Probability you play the piano song at least 8 times before getting it correctly 4 times?

Question

Question: You are working on a difficult passage from a new piece you are learning on the piano.You wish to play it correctly 4 times before calling it a day. If you have a probability of 2/3 of playing it correctly on every attempt, and the attempts are independent (unfortunately!), what is the probability that you attempt to play it at least 8 times?

So I'm taking the compliment of in order to figure out what is the probability that you attempt to play it at least times by doing 1-prob of getting it right 4 times in under 8 attempts.

I went though this case by case. The first case is in 4 attempts I play the song correctly 4 times.

The second case is getting it right in 5 attempts. I know automatically the fifth attempt I have to play the song correctly or I would have stopped early (would fall into the previous case) thus that leaves 4 combinations to play.

The third case is getting it right in 6 attempts.Again the 6th attempt I must get the song correct or I would have stopped earlier which leaves 10 combinations... and so on.

What is wrong with this approach?

Answer 1

In a direct answer, I think you're on the right track. I'll share my method, which sounds similar to yours, but it treats the "history" as an all-at-once rather than try to combine runs of 4, 5, 6, etc. separately.

The question wants to know how likely is it that you have to go at least as many as 8 tries to succeed. In problems like this, it's useful to think of what has to happen to require an eighth try.

In your previous 7 tries, you must have succeeded precisely 3 times, no more, no less, and in no particular order. Think about how many combinations that is, and what fraction that is to the total number of outcomes in 7 tries.

That gives you a fraction of the likelihood of getting to the 8th try, and you have a 1/2 odds of getting it right on the 8th try.

Can you work it from there?

Answer 2

The approach mostly looks good, though there may be some errors in the arithmetic as you try to evaluate the various terms. So you might want to check that. (It is often helpful to write step-by-step equations where you have a complete, correct equation at each step, rather than writing a formula at some random location on the paper, going off somewhere to get a number from it, and writing the number in some other random place on the page. I suspect you may have the correct numbers, just written in an unexpected sequence.)

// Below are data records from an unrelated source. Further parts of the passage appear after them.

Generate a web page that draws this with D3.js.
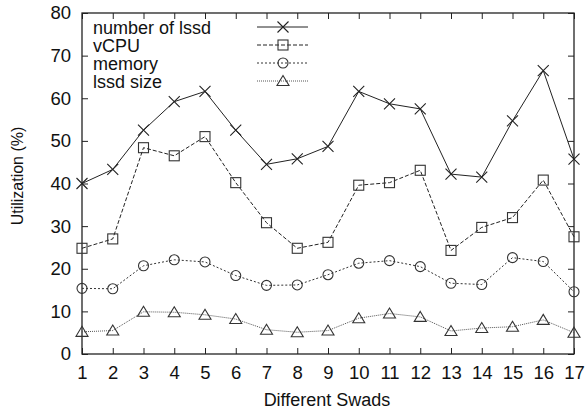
<!DOCTYPE html>
<html>
<head>
<meta charset="utf-8">
<script src="https://cdn.jsdelivr.net/npm/d3@7"></script>
<style>
  body { margin: 0; background: #fff; }
  text { font-family: "Liberation Sans", Arial, sans-serif; fill: #111; }
</style>
</head>
<body>
<div id="chart"></div>
<script>
const swads = d3.range(1, 18);
const numLssd = [40, 43.3, 52.5, 59.2, 61.6, 52.5, 44.5, 45.8, 48.7, 61.6, 58.7, 57.5, 42.2, 41.5, 54.7, 66.5, 45.7];
const vcpu    = [24.8, 27, 48.4, 46.5, 51, 40.2, 30.8, 24.8, 26.2, 39.6, 40.2, 43.1, 24.3, 29.7, 32, 40.8, 27.5];
const memory  = [15.4, 15.3, 20.7, 22.1, 21.6, 18.4, 16.1, 16.2, 18.6, 21.3, 21.9, 20.5, 16.6, 16.3, 22.6, 21.7, 14.6];
const lssdSize = [5.2, 5.5, 9.9, 9.8, 9.2, 8.2, 5.7, 5.1, 5.5, 8.4, 9.5, 8.7, 5.4, 6.1, 6.4, 8, 5];
const yTicks = [0, 10, 20, 30, 40, 50, 60, 70, 80];

const series = [
  { name: "number of lssd", values: numLssd, dash: null, stroke: "#222", marker: "x" },
  { name: "vCPU", values: vcpu, dash: "4,2", stroke: "#222", marker: "square" },
  { name: "memory", values: memory, dash: "2,2", stroke: "#333", marker: "circle" },
  { name: "lssd size", values: lssdSize, dash: "1,1", stroke: "#555", marker: "triangle" }
];

const width = 586, height = 415;
const margin = { top: 13, right: 12, bottom: 61, left: 82 };
const w = width - margin.left - margin.right;
const h = height - margin.top - margin.bottom;

const svg = d3.select("#chart").append("svg")
  .attr("width", width).attr("height", height);

const g = svg.append("g").attr("transform", `translate(${margin.left},${margin.top})`);

const x = d3.scaleLinear().domain([1, 17]).range([0, w]);
const y = d3.scaleLinear().domain([0, 80]).range([h, 0]);

// ticks inward on all four sides
const tickLen = 6;
g.append("g")
  .attr("transform", `translate(0,${h})`)
  .call(d3.axisBottom(x).tickValues(swads).tickSizeInner(-tickLen).tickSizeOuter(0).tickPadding(12))
  .call(a => a.select(".domain").remove());
g.append("g")
  .call(d3.axisTop(x).tickValues(swads).tickSizeInner(-tickLen).tickSizeOuter(0).tickFormat(""))
  .call(a => a.select(".domain").remove());
g.append("g")
  .call(d3.axisLeft(y).tickValues(yTicks).tickSizeInner(-tickLen).tickSizeOuter(0).tickPadding(11))
  .call(a => a.select(".domain").remove());
g.append("g")
  .attr("transform", `translate(${w},0)`)
  .call(d3.axisRight(y).tickValues(yTicks).tickSizeInner(-tickLen).tickSizeOuter(0).tickFormat(""))
  .call(a => a.select(".domain").remove());

g.selectAll(".tick text").style("font-size", "18.5px").style("font-family", "Liberation Sans, Arial, sans-serif");
g.selectAll(".tick line").attr("stroke", "#222");

g.append("rect")
  .attr("width", w).attr("height", h)
  .attr("fill", "none").attr("stroke", "#222").attr("stroke-width", 1.3);

function drawMarker(sel, type) {
  const s = 5.5;
  if (type === "x") {
    sel.append("path").attr("d", `M${-s},${-s}L${s},${s}M${-s},${s}L${s},${-s}`)
      .attr("stroke", "#222").attr("stroke-width", 1.1).attr("fill", "none");
  } else if (type === "square") {
    sel.append("rect").attr("x", -5).attr("y", -5).attr("width", 10).attr("height", 10)
      .attr("stroke", "#333").attr("stroke-width", 1.1).attr("fill", "none");
  } else if (type === "circle") {
    sel.append("circle").attr("r", 5)
      .attr("stroke", "#333").attr("stroke-width", 1.1).attr("fill", "none");
  } else if (type === "triangle") {
    sel.append("path").attr("d", "M0,-5.5L6,4.5L-6,4.5Z")
      .attr("stroke", "#333").attr("stroke-width", 1.1).attr("fill", "none");
  }
}

const line = d3.line().x((d, i) => x(swads[i])).y(d => y(d));

series.forEach(s => {
  g.append("path")
    .datum(s.values)
    .attr("d", line)
    .attr("fill", "none")
    .attr("stroke", s.stroke)
    .attr("stroke-width", 1)
    .attr("stroke-dasharray", s.dash);

  g.selectAll(null)
    .data(s.values)
    .join("g")
    .attr("transform", (d, i) => `translate(${x(swads[i])},${y(d)})`)
    .each(function () { drawMarker(d3.select(this), s.marker); });
});

// legend
const legend = g.append("g").attr("transform", "translate(11,14)");
series.forEach((s, i) => {
  const row = legend.append("g").attr("transform", `translate(0,${i * 18})`);
  row.append("text").attr("x", 0).attr("y", 6.5).style("font-size", "18px").text(s.name);
  row.append("line").attr("x1", 164).attr("x2", 215).attr("y1", 0).attr("y2", 0)
    .attr("stroke", s.stroke).attr("stroke-dasharray", s.dash);
  const m = row.append("g").attr("transform", "translate(190,0)");
  drawMarker(m, s.marker);
});

svg.append("text")
  .attr("transform", `translate(23,176) rotate(-90)`)
  .attr("text-anchor", "middle")
  .style("font-size", "16px")
  .text("Utilization (%)");

svg.append("text")
  .attr("x", 327)
  .attr("y", 406)
  .attr("text-anchor", "middle")
  .style("font-size", "18px")
  .text("Different Swads");
</script>
</body>
</html>
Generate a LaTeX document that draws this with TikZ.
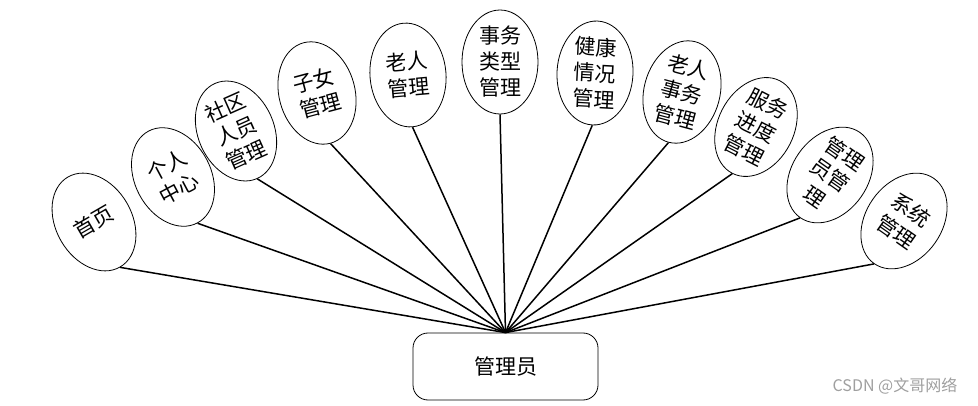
\documentclass[tikz,border=0pt]{standalone}
\usepackage{fontspec}
\newfontfamily\cjk{Noto Sans CJK SC}
\usetikzlibrary{shapes.geometric}
\begin{document}
\begin{tikzpicture}[x=1pt, y=-1pt,
        func/.style={draw, ellipse, thick, inner sep=0pt, minimum width=76pt,
                     minimum height=104pt, align=center, font=\cjk\fontsize{21}{26}\selectfont},
        role/.style={draw, thick, rounded corners=15pt, minimum width=185pt,
                     minimum height=67pt, font=\cjk\fontsize{21}{26}\selectfont},
        link/.style={line width=1.5pt}
    ]
    \useasboundingbox (0,0) rectangle (978,406);
    % 管理员
    \node[role] (admin) at (505.5,366.5) {管理员};
    % 功能模块 (名, x, y, 旋转, 文字)
    \foreach \name/\x/\y/\rot/\txt in {
        m1/94/222/30/{首页},
        m2/173/177/28/{个人\\中心},
        m3/236/131/24/{社区\\人员\\管理},
        m4/317/93/15/{子女\\管理},
        m5/408/75/5/{老人\\管理},
        m6/500/62/0/{事务\\类型\\管理},
        m7/595/73/-3/{健康\\情况\\管理},
        m8/682/92/-15/{老人\\事务\\管理},
        m9/756/127/-27/{服务\\进度\\管理},
        m10/830/175/-35/{管理\\员管\\理},
        m11/904/221/-35/{系统\\管理}}
    {
        \node[func, rotate=\rot] (\name) at (\x,\y) {\txt};
        \draw[link] (admin.north) -- (\name.south);
    }
    \node[font=\cjk\fontsize{16}{18}\selectfont, text=gray!75] (mark) at (895,386) {CSDN @文哥网络};
\end{tikzpicture}
\end{document}
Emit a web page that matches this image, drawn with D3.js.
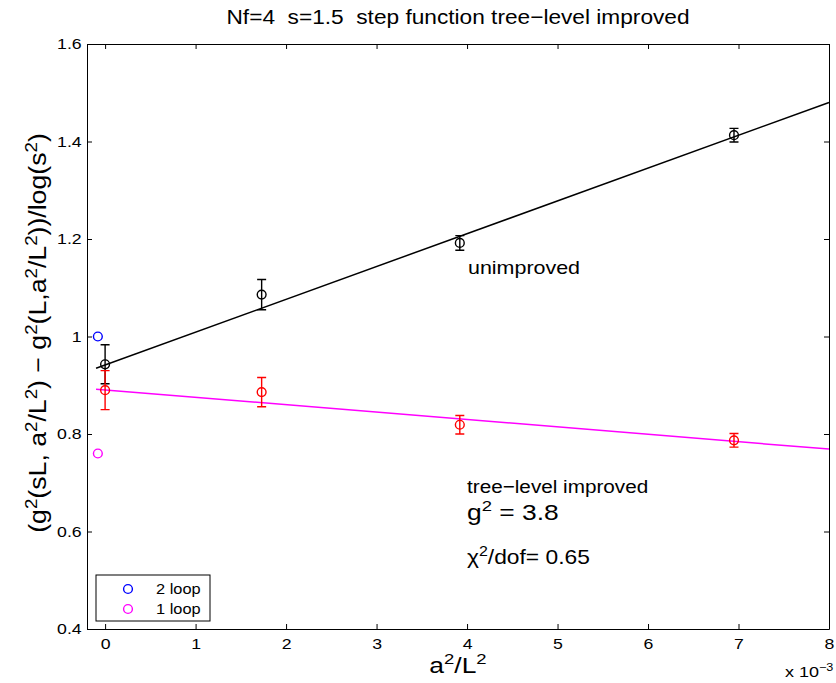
<!DOCTYPE html>
<html lang="en">
<head>
<meta charset="utf-8">
<title>step function tree-level improved</title>
<script src="https://cdn.jsdelivr.net/npm/d3@7"></script>
<style>
  body { margin: 0; background: #fff; }
  svg { display: block; font-family: "Liberation Sans", Arial, Helvetica, sans-serif; }
  .axis path, .axis line { stroke: #000; stroke-width: 1; }
  .axis text { font-size: 15px; fill: #000; }
</style>
</head>
<body>
<svg id="chart" width="836" height="683"></svg>
<script>
// data (x in units of a^2/L^2)
var xVals = [0, 0.00173, 0.00392, 0.00695];
var unimproved = [0.943, 1.086, 1.192, 1.413];
var unimprovedErr = [0.040, 0.031, 0.015, 0.014];
var treeLevel = [0.890, 0.886, 0.819, 0.787];
var treeLevelErr = [0.040, 0.030, 0.019, 0.014];

// straight line fits, end points
var fitX = [-0.0001, 0.008];
var unimprovedFit = [0.935, 1.480];
var treeLevelFit = [0.892, 0.769];

// perturbative values at the continuum
var loopX = -0.00008;
var loopLabels = ["2 loop", "1 loop"];
var loopVals = [1.0, 0.760];
var loopColors = ["#0000ff", "#ff00ff"];

var xTicks = [0, 0.001, 0.002, 0.003, 0.004, 0.005, 0.006, 0.007, 0.008];
var yTicks = [0.4, 0.6, 0.8, 1.0, 1.2, 1.4, 1.6];

var svg = d3.select("#chart"),
    pLeft = 87, pRight = 829, pTop = 44, pBottom = 629,
    wide = 1.18;   // the original font runs wider than Liberation Sans

var x = d3.scaleLinear().domain([-0.0002, 0.008]).range([pLeft, pRight]);
var y = d3.scaleLinear().domain([0.4, 1.6]).range([pBottom, pTop]);

/** axes, MATLAB style box with inward ticks */
svg.append("g").attr("class", "axis")
   .attr("transform", "translate(0," + pBottom + ")")
   .call(d3.axisBottom(x).tickValues(xTicks).tickSize(-5).tickSizeOuter(0).tickPadding(9)
         .tickFormat(function(d) { return Math.round(d * 1000); }))
   .selectAll("text").attr("transform", "scale(" + wide + ",1)");
svg.append("g").attr("class", "axis")
   .attr("transform", "translate(0," + pTop + ")")
   .call(d3.axisTop(x).tickValues(xTicks).tickSize(-5).tickSizeOuter(0).tickFormat(""));
svg.append("g").attr("class", "axis")
   .attr("transform", "translate(" + pLeft + ",0)")
   .call(d3.axisLeft(y).tickValues(yTicks).tickSize(-5).tickSizeOuter(0).tickPadding(4.5)
         .tickFormat(function(d) { return +d.toFixed(1); }))
   .selectAll("text").attr("transform", "scale(" + wide + ",1)");
svg.append("g").attr("class", "axis")
   .attr("transform", "translate(" + pRight + ",0)")
   .call(d3.axisRight(y).tickValues(yTicks).tickSize(-5).tickSizeOuter(0).tickFormat(""));

/** fit lines */
var line = d3.line().x(function(d) { return x(d[0]); }).y(function(d) { return y(d[1]); });
svg.append("path").datum(d3.zip(fitX, unimprovedFit))
   .attr("d", line).attr("fill", "none").attr("stroke", "#000").attr("stroke-width", 1.5);
svg.append("path").datum(d3.zip(fitX, treeLevelFit))
   .attr("d", line).attr("fill", "none").attr("stroke", "#ff00ff").attr("stroke-width", 1.5);

/** points with error bars */
function drawSeries(vals, errs, color) {
    var g = svg.append("g").attr("stroke", color).attr("fill", "none").attr("stroke-width", 1.4);
    var pts = d3.zip(xVals, vals, errs);
    g.selectAll(".bar").data(pts).enter().append("path")
     .attr("d", function(d) {
         var cx = x(d[0]), t = y(d[1] + d[2]), b = y(d[1] - d[2]);
         return "M" + (cx - 4.5) + "," + t + "H" + (cx + 4.5) +
                "M" + cx + "," + t + "V" + b +
                "M" + (cx - 4.5) + "," + b + "H" + (cx + 4.5);
     });
    g.selectAll("circle").data(pts).enter().append("circle")
     .attr("cx", function(d) { return x(d[0]); })
     .attr("cy", function(d) { return y(d[1]); })
     .attr("r", 4.4);
}
drawSeries(unimproved, unimprovedErr, "#000");
drawSeries(treeLevel, treeLevelErr, "#ff0000");

svg.selectAll(".loop").data(loopVals).enter().append("circle")
   .attr("cx", x(loopX)).attr("cy", function(d) { return y(d); }).attr("r", 4.4)
   .attr("fill", "none").attr("stroke-width", 1.4)
   .attr("stroke", function(_, i) { return loopColors[i]; });

/** text placed at (tx,ty), stretched sideways like the original */
function label(tx, ty, size, sx, rot) {
    return svg.append("text")
        .attr("transform", "translate(" + tx + "," + ty + ")" + (rot ? " rotate(" + rot + ")" : "") +
              " scale(" + sx + ",1)")
        .attr("font-size", size);
}

/** legend */
var lg = svg.append("g").attr("transform", "translate(96,575)");
lg.append("rect").attr("width", 114).attr("height", 46)
  .attr("fill", "#fff").attr("stroke", "#000");
loopLabels.forEach(function(lab, i) {
    lg.append("circle").attr("cx", 32).attr("cy", 14 + i * 20).attr("r", 4.4)
      .attr("fill", "none").attr("stroke", loopColors[i]).attr("stroke-width", 1.4);
    label(156, 594 + i * 20, 14.5, 1.13).text(lab);
});

/** text with superscripts: parts alternate plain / {sup} */
function supText(sel, parts, size) {
    var raised = false;
    parts.forEach(function(p) {
        var ts = sel.append("tspan");
        if (p.sup) {
            ts.attr("dy", -size * 0.4).attr("font-size", size * 0.7).text(p.sup);
            raised = true;
        } else {
            if (raised) ts.attr("dy", size * 0.4);
            raised = false;
            ts.text(p.t);
        }
    });
}

label((pLeft + pRight) / 2, 24, 21, 1.08)
   .attr("text-anchor", "middle").attr("xml:space", "preserve")
   .text("Nf=4  s=1.5  step function tree\u2212level improved");

var xl = label((pLeft + pRight) / 2, 673, 22, 1.2).attr("text-anchor", "middle");
supText(xl, [{t: "a"}, {sup: "2"}, {t: "/L"}, {sup: "2"}], 22);

var sc = label(785, 677, 15, 1.2);
supText(sc, [{t: "x 10"}, {sup: "\u22123"}], 15);

var yl = label(46, 333, 23, 1.16, -90).attr("text-anchor", "middle");
supText(yl, [{t: "(g"}, {sup: "2"}, {t: "(sL, a"}, {sup: "2"}, {t: "/L"}, {sup: "2"},
             {t: ") \u2212 g"}, {sup: "2"}, {t: "(L,a"}, {sup: "2"}, {t: "/L"}, {sup: "2"},
             {t: "))/log(s"}, {sup: "2"}, {t: ")"}], 23);

label(468, 274, 18.5, 1.16).text("unimproved");
label(467, 493, 18.5, 1.12).text("tree\u2212level improved");

var g2 = label(467, 520, 22, 1.2);
supText(g2, [{t: "g"}, {sup: "2"}, {t: " = 3.8"}], 22);

var chi = label(467, 564, 20, 1.14);
supText(chi, [{t: "\u03c7"}, {sup: "2"}, {t: "/dof= 0.65"}], 20);
</script>
</body>
</html>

The one thing that looks like an obvious mistake is that you are adding up the cases where you play exactly four times, exactly five times, exactly six times, exactly seven times, or exactly eight times. The sum of those probabilities is the probability to finish in eight or fewer tries, and when subtract the sum from $1,$ you get the probability that you have to do more than eight tries, that is, nine or more.

So the first thing I would do is stop including the eighth try in your sum. Then the sum will actually represent playing the piece correctly four times in under eight attempts.